No discussion regarding British comedians can go long without bringing up the brilliant sketch group, Monty Python. The early 1970s television program Monty Python’s Flying Circus is considered by many to be the greatest sketch show of all time and the subsequent films and tours by the Pythons are ranked with equal fervor. Perhaps the best known Python is John Cleese, whose tall, spare frame and wrenching shrieking is cemented in the minds of many as a cultural icon. The Pythons, a diverse group that included Eric Idle, Michael Palin, Terry Jones, Graham Chapman and Terry Gilliam as well as Cleese, are renowned for their profound silliness and extremely dirty songs. Their constant satire of polite British humor, irreverent attitude toward socially significant ideas, and general love of nonsense often lead experts to declare them the greatest British comedians in history.

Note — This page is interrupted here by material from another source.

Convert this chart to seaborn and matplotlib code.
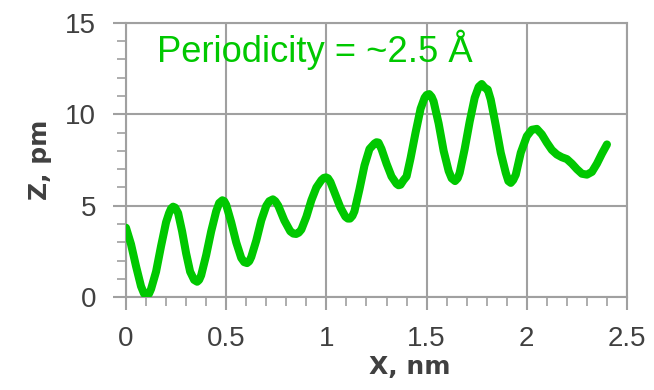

Great Britain is a country that has never fully given up on the radio, despite the success of television, and as such still carries a significant number of comedy shows over the radio waves. One of the longest running programs, I’m Sorry I Haven’t a Clue, is chock full of some of the best-loved British comedians. On the program, Barry Cryer, Tim Brook-Taylor, Graeme Gardner and Humphrey Littleton enact a nonsensical game show filled with implausible tournaments; one of the best known, Mornington Crescent, is a game about the subway system in London with no set rules and unending ways to violate them. Though the show is little known outside of Britain, it is well worth looking up as an example of classic British humor.
On the international scene, the best known British comedian is probably the stand-up wizard, Eddie Izzard. Known for his onstage cross-dressing and rambling monologues, Izzard is considered by some to be a successor to the Pythons, and has performed with them on many occasions. Also an accomplished actor, Izzard had a cameo appearance in the 2007 film Across the Universe and also stars in the HBO television program, The Riches. Izzard frequently tours as a stand-up artist, and also can occasionally be seen in major stage productions.
British humor is impossible to truly define; it can be dry and self-mocking, or filthy and hypocritical. Punning and wordplay are natural extensions of a culture seemingly obsessed with their own language, and British comedians are often tremendous verbal wits. Chances are, if you have an opportunity to see a well-known British comedian, you may not understand all of the historical or political references, but you will enjoy yourself.